- _Job_
Produce a word-for-word copy of the listing below without its pictures.

- _Material_
○ ○ ○

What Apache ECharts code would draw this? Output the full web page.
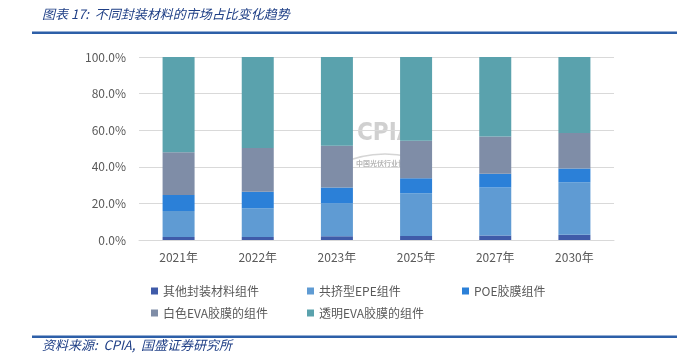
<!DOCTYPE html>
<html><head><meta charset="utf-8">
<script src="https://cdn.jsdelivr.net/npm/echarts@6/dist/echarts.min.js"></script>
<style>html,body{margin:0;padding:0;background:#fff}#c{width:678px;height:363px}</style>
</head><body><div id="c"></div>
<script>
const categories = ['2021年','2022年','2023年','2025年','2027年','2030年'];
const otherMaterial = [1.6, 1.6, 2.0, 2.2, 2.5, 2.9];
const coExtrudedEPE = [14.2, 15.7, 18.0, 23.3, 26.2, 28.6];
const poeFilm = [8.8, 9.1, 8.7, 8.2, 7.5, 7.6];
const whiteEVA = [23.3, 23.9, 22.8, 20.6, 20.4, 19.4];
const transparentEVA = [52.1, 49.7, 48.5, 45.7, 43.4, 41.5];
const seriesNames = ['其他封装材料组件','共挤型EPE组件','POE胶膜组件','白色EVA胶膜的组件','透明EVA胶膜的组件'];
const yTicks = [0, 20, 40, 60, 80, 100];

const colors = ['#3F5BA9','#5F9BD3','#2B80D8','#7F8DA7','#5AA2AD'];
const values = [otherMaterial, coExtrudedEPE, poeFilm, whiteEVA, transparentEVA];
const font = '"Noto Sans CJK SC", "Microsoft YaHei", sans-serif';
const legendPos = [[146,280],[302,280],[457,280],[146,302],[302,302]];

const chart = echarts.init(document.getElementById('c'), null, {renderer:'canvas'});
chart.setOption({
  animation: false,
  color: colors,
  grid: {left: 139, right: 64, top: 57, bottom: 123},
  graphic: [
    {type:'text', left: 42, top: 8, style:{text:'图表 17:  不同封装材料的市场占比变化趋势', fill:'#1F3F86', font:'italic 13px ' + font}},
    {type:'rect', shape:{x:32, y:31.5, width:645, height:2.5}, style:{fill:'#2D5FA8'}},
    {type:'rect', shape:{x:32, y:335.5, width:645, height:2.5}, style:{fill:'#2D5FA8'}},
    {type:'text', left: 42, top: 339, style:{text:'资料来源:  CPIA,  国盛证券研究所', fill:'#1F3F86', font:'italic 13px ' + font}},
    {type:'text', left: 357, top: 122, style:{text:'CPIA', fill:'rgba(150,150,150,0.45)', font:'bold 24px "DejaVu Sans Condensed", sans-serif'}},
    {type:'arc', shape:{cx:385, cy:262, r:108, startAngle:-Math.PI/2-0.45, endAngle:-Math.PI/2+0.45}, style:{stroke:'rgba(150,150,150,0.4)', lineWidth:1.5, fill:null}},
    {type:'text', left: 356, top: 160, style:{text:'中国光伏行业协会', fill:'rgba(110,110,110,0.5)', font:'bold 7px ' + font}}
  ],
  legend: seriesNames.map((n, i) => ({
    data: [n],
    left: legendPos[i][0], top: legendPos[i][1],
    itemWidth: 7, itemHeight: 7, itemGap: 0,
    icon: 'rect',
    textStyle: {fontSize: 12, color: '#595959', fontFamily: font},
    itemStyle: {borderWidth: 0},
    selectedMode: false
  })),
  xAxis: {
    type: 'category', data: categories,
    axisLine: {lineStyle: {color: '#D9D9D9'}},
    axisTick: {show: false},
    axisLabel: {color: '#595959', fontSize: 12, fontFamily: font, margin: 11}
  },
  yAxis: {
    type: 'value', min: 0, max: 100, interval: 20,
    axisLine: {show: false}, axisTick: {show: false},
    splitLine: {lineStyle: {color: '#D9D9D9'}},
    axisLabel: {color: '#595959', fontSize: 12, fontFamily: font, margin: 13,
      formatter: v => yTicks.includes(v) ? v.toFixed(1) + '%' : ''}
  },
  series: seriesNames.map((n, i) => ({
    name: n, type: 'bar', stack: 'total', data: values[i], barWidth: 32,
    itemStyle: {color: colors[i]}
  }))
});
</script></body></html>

○ ○ ○

- _Task output_
What Apache ECharts code would draw this? Output the full web page.
<!DOCTYPE html>
<html><head><meta charset="utf-8">
<script src="https://cdn.jsdelivr.net/npm/echarts@6/dist/echarts.min.js"></script>
<style>html,body{margin:0;padding:0;background:#fff}#c{width:678px;height:363px}</style>
</head><body><div id="c"></div>
<script>
const categories = ['2021年','2022年','2023年','2025年','2027年','2030年'];
const otherMaterial = [1.6, 1.6, 2.0, 2.2, 2.5, 2.9];
const coExtrudedEPE = [14.2, 15.7, 18.0, 23.3, 26.2, 28.6];
const poeFilm = [8.8, 9.1, 8.7, 8.2, 7.5, 7.6];
const whiteEVA = [23.3, 23.9, 22.8, 20.6, 20.4, 19.4];
const transparentEVA = [52.1, 49.7, 48.5, 45.7, 43.4, 41.5];
const seriesNames = ['其他封装材料组件','共挤型EPE组件','POE胶膜组件','白色EVA胶膜的组件','透明EVA胶膜的组件'];
const yTicks = [0, 20, 40, 60, 80, 100];

const colors = ['#3F5BA9','#5F9BD3','#2B80D8','#7F8DA7','#5AA2AD'];
const values = [otherMaterial, coExtrudedEPE, poeFilm, whiteEVA, transparentEVA];
const font = '"Noto Sans CJK SC", "Microsoft YaHei", sans-serif';
const legendPos = [[146,280],[302,280],[457,280],[146,302],[302,302]];

const chart = echarts.init(document.getElementById('c'), null, {renderer:'canvas'});
chart.setOption({
  animation: false,
  color: colors,
  grid: {left: 139, right: 64, top: 57, bottom: 123},
  graphic: [
    {type:'text', left: 42, top: 8, style:{text:'图表 17:  不同封装材料的市场占比变化趋势', fill:'#1F3F86', font:'italic 13px ' + font}},
    {type:'rect', shape:{x:32, y:31.5, width:645, height:2.5}, style:{fill:'#2D5FA8'}},
    {type:'rect', shape:{x:32, y:335.5, width:645, height:2.5}, style:{fill:'#2D5FA8'}},
    {type:'text', left: 42, top: 339, style:{text:'资料来源:  CPIA,  国盛证券研究所', fill:'#1F3F86', font:'italic 13px ' + font}},
    {type:'text', left: 357, top: 122, style:{text:'CPIA', fill:'rgba(150,150,150,0.45)', font:'bold 24px "DejaVu Sans Condensed", sans-serif'}},
    {type:'arc', shape:{cx:385, cy:262, r:108, startAngle:-Math.PI/2-0.45, endAngle:-Math.PI/2+0.45}, style:{stroke:'rgba(150,150,150,0.4)', lineWidth:1.5, fill:null}},
    {type:'text', left: 356, top: 160, style:{text:'中国光伏行业协会', fill:'rgba(110,110,110,0.5)', font:'bold 7px ' + font}}
  ],
  legend: seriesNames.map((n, i) => ({
    data: [n],
    left: legendPos[i][0], top: legendPos[i][1],
    itemWidth: 7, itemHeight: 7, itemGap: 0,
    icon: 'rect',
    textStyle: {fontSize: 12, color: '#595959', fontFamily: font},
    itemStyle: {borderWidth: 0},
    selectedMode: false
  })),
  xAxis: {
    type: 'category', data: categories,
    axisLine: {lineStyle: {color: '#D9D9D9'}},
    axisTick: {show: false},
    axisLabel: {color: '#595959', fontSize: 12, fontFamily: font, margin: 11}
  },
  yAxis: {
    type: 'value', min: 0, max: 100, interval: 20,
    axisLine: {show: false}, axisTick: {show: false},
    splitLine: {lineStyle: {color: '#D9D9D9'}},
    axisLabel: {color: '#595959', fontSize: 12, fontFamily: font, margin: 13,
      formatter: v => yTicks.includes(v) ? v.toFixed(1) + '%' : ''}
  },
  series: seriesNames.map((n, i) => ({
    name: n, type: 'bar', stack: 'total', data: values[i], barWidth: 32,
    itemStyle: {color: colors[i]}
  }))
});
</script></body></html>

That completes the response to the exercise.